--- START ---

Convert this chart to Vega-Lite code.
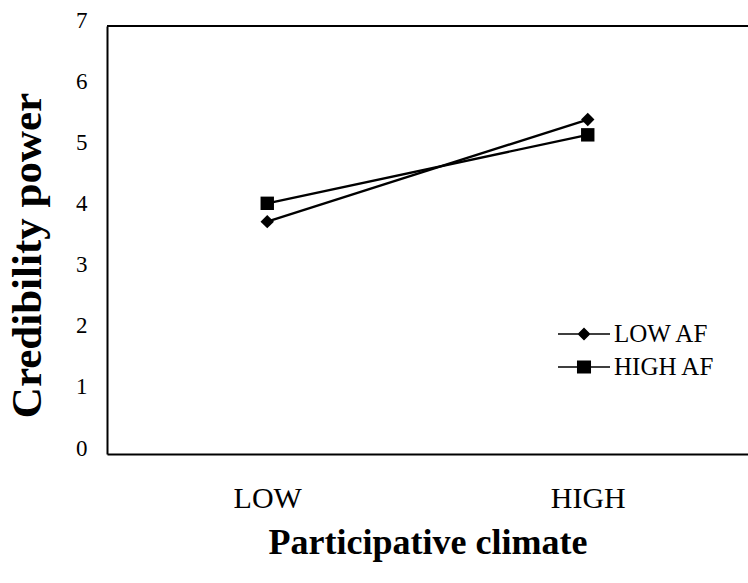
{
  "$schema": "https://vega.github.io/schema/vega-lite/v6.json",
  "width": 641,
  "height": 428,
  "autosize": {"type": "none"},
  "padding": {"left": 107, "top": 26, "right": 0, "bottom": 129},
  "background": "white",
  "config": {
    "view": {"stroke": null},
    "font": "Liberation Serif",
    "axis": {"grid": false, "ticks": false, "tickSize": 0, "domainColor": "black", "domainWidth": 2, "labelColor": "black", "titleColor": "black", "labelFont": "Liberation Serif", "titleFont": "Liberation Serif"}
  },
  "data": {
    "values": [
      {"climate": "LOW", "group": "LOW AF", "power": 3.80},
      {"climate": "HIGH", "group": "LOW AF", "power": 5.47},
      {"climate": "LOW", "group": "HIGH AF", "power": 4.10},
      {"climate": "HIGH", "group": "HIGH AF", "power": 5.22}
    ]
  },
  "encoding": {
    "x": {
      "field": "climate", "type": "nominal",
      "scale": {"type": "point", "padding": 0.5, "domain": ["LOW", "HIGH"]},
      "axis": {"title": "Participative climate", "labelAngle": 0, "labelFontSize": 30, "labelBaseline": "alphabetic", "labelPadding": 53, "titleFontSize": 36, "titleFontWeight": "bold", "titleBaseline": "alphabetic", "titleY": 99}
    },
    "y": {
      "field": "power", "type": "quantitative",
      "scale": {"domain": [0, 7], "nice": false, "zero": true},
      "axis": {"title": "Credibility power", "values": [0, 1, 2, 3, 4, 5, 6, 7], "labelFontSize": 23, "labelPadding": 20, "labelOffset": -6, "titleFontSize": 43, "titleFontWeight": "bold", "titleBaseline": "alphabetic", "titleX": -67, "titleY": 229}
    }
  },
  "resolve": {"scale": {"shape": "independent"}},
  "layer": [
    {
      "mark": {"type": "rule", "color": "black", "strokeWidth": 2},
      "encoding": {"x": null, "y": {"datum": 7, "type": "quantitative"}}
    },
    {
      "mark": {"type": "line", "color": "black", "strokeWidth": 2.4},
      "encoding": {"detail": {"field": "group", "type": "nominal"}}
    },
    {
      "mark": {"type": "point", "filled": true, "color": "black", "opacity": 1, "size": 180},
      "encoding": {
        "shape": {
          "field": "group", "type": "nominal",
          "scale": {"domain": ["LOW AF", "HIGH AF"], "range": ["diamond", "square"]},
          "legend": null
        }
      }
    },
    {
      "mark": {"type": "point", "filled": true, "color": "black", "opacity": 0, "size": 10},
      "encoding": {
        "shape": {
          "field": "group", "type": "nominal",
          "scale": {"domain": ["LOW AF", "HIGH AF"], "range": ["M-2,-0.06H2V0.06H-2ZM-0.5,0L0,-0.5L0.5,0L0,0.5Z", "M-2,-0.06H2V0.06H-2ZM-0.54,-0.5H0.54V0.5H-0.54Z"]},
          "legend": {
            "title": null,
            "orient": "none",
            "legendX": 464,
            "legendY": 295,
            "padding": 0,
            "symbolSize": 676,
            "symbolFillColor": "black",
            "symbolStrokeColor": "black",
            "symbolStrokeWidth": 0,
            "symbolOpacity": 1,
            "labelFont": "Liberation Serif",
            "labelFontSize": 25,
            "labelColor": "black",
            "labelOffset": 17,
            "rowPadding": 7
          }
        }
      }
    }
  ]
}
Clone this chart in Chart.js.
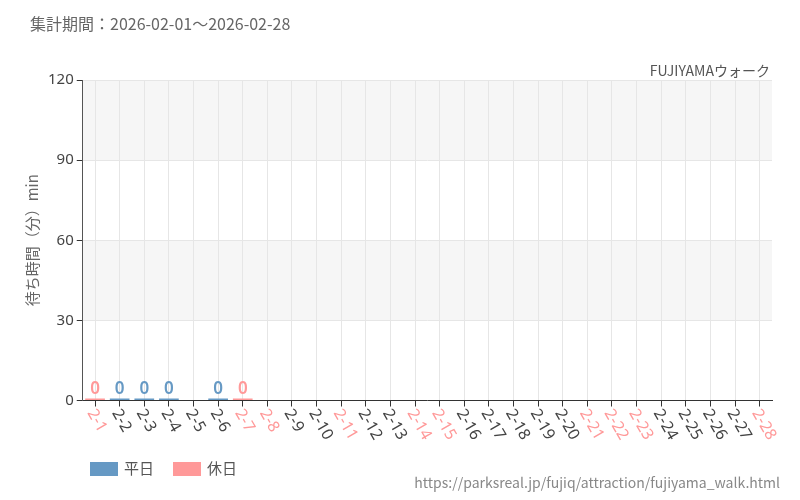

--- END ---

The problem
Return every line of the records exactly as given, pictures excluded.

Completed exercise
Convert this chart to Vega-Lite code.
{
  "$schema": "https://vega.github.io/schema/vega-lite/v6.json",
  "width": 641,
  "height": 428,
  "autosize": {"type": "none"},
  "padding": {"left": 107, "top": 26, "right": 0, "bottom": 129},
  "background": "white",
  "config": {
    "view": {"stroke": null},
    "font": "Liberation Serif",
    "axis": {"grid": false, "ticks": false, "tickSize": 0, "domainColor": "black", "domainWidth": 2, "labelColor": "black", "titleColor": "black", "labelFont": "Liberation Serif", "titleFont": "Liberation Serif"}
  },
  "data": {
    "values": [
      {"climate": "LOW", "group": "LOW AF", "power": 3.80},
      {"climate": "HIGH", "group": "LOW AF", "power": 5.47},
      {"climate": "LOW", "group": "HIGH AF", "power": 4.10},
      {"climate": "HIGH", "group": "HIGH AF", "power": 5.22}
    ]
  },
  "encoding": {
    "x": {
      "field": "climate", "type": "nominal",
      "scale": {"type": "point", "padding": 0.5, "domain": ["LOW", "HIGH"]},
      "axis": {"title": "Participative climate", "labelAngle": 0, "labelFontSize": 30, "labelBaseline": "alphabetic", "labelPadding": 53, "titleFontSize": 36, "titleFontWeight": "bold", "titleBaseline": "alphabetic", "titleY": 99}
    },
    "y": {
      "field": "power", "type": "quantitative",
      "scale": {"domain": [0, 7], "nice": false, "zero": true},
      "axis": {"title": "Credibility power", "values": [0, 1, 2, 3, 4, 5, 6, 7], "labelFontSize": 23, "labelPadding": 20, "labelOffset": -6, "titleFontSize": 43, "titleFontWeight": "bold", "titleBaseline": "alphabetic", "titleX": -67, "titleY": 229}
    }
  },
  "resolve": {"scale": {"shape": "independent"}},
  "layer": [
    {
      "mark": {"type": "rule", "color": "black", "strokeWidth": 2},
      "encoding": {"x": null, "y": {"datum": 7, "type": "quantitative"}}
    },
    {
      "mark": {"type": "line", "color": "black", "strokeWidth": 2.4},
      "encoding": {"detail": {"field": "group", "type": "nominal"}}
    },
    {
      "mark": {"type": "point", "filled": true, "color": "black", "opacity": 1, "size": 180},
      "encoding": {
        "shape": {
          "field": "group", "type": "nominal",
          "scale": {"domain": ["LOW AF", "HIGH AF"], "range": ["diamond", "square"]},
          "legend": null
        }
      }
    },
    {
      "mark": {"type": "point", "filled": true, "color": "black", "opacity": 0, "size": 10},
      "encoding": {
        "shape": {
          "field": "group", "type": "nominal",
          "scale": {"domain": ["LOW AF", "HIGH AF"], "range": ["M-2,-0.06H2V0.06H-2ZM-0.5,0L0,-0.5L0.5,0L0,0.5Z", "M-2,-0.06H2V0.06H-2ZM-0.54,-0.5H0.54V0.5H-0.54Z"]},
          "legend": {
            "title": null,
            "orient": "none",
            "legendX": 464,
            "legendY": 295,
            "padding": 0,
            "symbolSize": 676,
            "symbolFillColor": "black",
            "symbolStrokeColor": "black",
            "symbolStrokeWidth": 0,
            "symbolOpacity": 1,
            "labelFont": "Liberation Serif",
            "labelFontSize": 25,
            "labelColor": "black",
            "labelOffset": 17,
            "rowPadding": 7
          }
        }
      }
    }
  ]
}
Clone this chart in Chart.js.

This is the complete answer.